-- Start --

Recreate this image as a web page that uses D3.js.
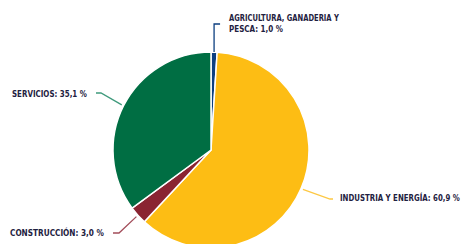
<!DOCTYPE html>
<html><head><meta charset="utf-8">
<script src="https://cdn.jsdelivr.net/npm/d3@7"></script>
<style>
body{margin:0;background:#fff;}
text{font-family:"DejaVu Sans Condensed","Liberation Sans Narrow",sans-serif;}
</style></head>
<body><svg id="c" width="465" height="244"></svg>
<script>
const categories = ["AGRICULTURA, GANADERIA Y PESCA", "INDUSTRIA Y ENERGÍA", "CONSTRUCCIÓN", "SERVICIOS"];
const values = [1.0, 60.9, 3.0, 35.1];
const labels = [["AGRICULTURA, GANADERIA Y", "PESCA: 1,0 %"], ["INDUSTRIA Y ENERGÍA: 60,9 %"], ["CONSTRUCCIÓN: 3,0 %"], ["SERVICIOS: 35,1 %"]];
const colors = ["#0d3f80", "#fdbd14", "#8a2432", "#006e43"];
const lineColors = ["#0d3f80", "#fdc843", "#a34d5a", "#3f9a7c"];

const svg = d3.select("#c");
const cx = 211, cy = 150, R = 98;
const g = svg.append("g").attr("transform", `translate(${cx},${cy})`);
const pie = d3.pie().sort(null).value(d => d);
const arcs = pie(values);
const arc = d3.arc().innerRadius(0).outerRadius(R);
g.selectAll("path").data(arcs).enter().append("path")
  .attr("d", arc).attr("fill", (d,i) => colors[i])
  .attr("stroke", "#fff").attr("stroke-width", 1.5).attr("stroke-linejoin","round");

const layout = [
  {pts: (p) => [[p[0], p[1]], [p[0], -126], [p[0]+6, -126]], tx: 18, ty: [-129, -118], w: [110, 54]},
  {pts: (p) => [p, [119, 49], [122, 49]], tx: 129, ty: [51], w: [120]},
  {pts: (p) => [p, [-92, 83], [-98, 83]], tx: -201, ty: [86], w: [94]},
  {pts: (p) => [p, [-110, -57], [-115, -57]], tx: -199, ty: [-53], w: [75]}
];
arcs.forEach((a, i) => {
  const m = (a.startAngle + a.endAngle) / 2;
  const r0 = i === 0 ? R : R + 2;
  const p = [Math.sin(m) * r0, -Math.cos(m) * r0];
  const L = layout[i];
  g.append("path").attr("d", d3.line()(L.pts(p))).attr("fill", "none")
    .attr("stroke", lineColors[i]).attr("stroke-width", 1.3);
  labels[i].forEach((s, k) => {
    const t = g.append("text").attr("fill", "#1e2140").attr("font-size", 9.5)
      .attr("font-weight", "bold").text(s);
    const nat = t.node().getComputedTextLength();
    const sx = Math.min(1, L.w[k] / nat);
    t.attr("transform", `translate(${L.tx},${L.ty[k]}) scale(${sx},1)`);
  });
});
</script></body></html>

-- End --

- _What is being asked_
Give back every line exactly as it stands, pictures excluded.

- _The answer_
Recreate this image as a web page that uses D3.js.
<!DOCTYPE html>
<html><head><meta charset="utf-8">
<script src="https://cdn.jsdelivr.net/npm/d3@7"></script>
<style>
body{margin:0;background:#fff;}
text{font-family:"DejaVu Sans Condensed","Liberation Sans Narrow",sans-serif;}
</style></head>
<body><svg id="c" width="465" height="244"></svg>
<script>
const categories = ["AGRICULTURA, GANADERIA Y PESCA", "INDUSTRIA Y ENERGÍA", "CONSTRUCCIÓN", "SERVICIOS"];
const values = [1.0, 60.9, 3.0, 35.1];
const labels = [["AGRICULTURA, GANADERIA Y", "PESCA: 1,0 %"], ["INDUSTRIA Y ENERGÍA: 60,9 %"], ["CONSTRUCCIÓN: 3,0 %"], ["SERVICIOS: 35,1 %"]];
const colors = ["#0d3f80", "#fdbd14", "#8a2432", "#006e43"];
const lineColors = ["#0d3f80", "#fdc843", "#a34d5a", "#3f9a7c"];

const svg = d3.select("#c");
const cx = 211, cy = 150, R = 98;
const g = svg.append("g").attr("transform", `translate(${cx},${cy})`);
const pie = d3.pie().sort(null).value(d => d);
const arcs = pie(values);
const arc = d3.arc().innerRadius(0).outerRadius(R);
g.selectAll("path").data(arcs).enter().append("path")
  .attr("d", arc).attr("fill", (d,i) => colors[i])
  .attr("stroke", "#fff").attr("stroke-width", 1.5).attr("stroke-linejoin","round");

const layout = [
  {pts: (p) => [[p[0], p[1]], [p[0], -126], [p[0]+6, -126]], tx: 18, ty: [-129, -118], w: [110, 54]},
  {pts: (p) => [p, [119, 49], [122, 49]], tx: 129, ty: [51], w: [120]},
  {pts: (p) => [p, [-92, 83], [-98, 83]], tx: -201, ty: [86], w: [94]},
  {pts: (p) => [p, [-110, -57], [-115, -57]], tx: -199, ty: [-53], w: [75]}
];
arcs.forEach((a, i) => {
  const m = (a.startAngle + a.endAngle) / 2;
  const r0 = i === 0 ? R : R + 2;
  const p = [Math.sin(m) * r0, -Math.cos(m) * r0];
  const L = layout[i];
  g.append("path").attr("d", d3.line()(L.pts(p))).attr("fill", "none")
    .attr("stroke", lineColors[i]).attr("stroke-width", 1.3);
  labels[i].forEach((s, k) => {
    const t = g.append("text").attr("fill", "#1e2140").attr("font-size", 9.5)
      .attr("font-weight", "bold").text(s);
    const nat = t.node().getComputedTextLength();
    const sx = Math.min(1, L.w[k] / nat);
    t.attr("transform", `translate(${L.tx},${L.ty[k]}) scale(${sx},1)`);
  });
});
</script></body></html>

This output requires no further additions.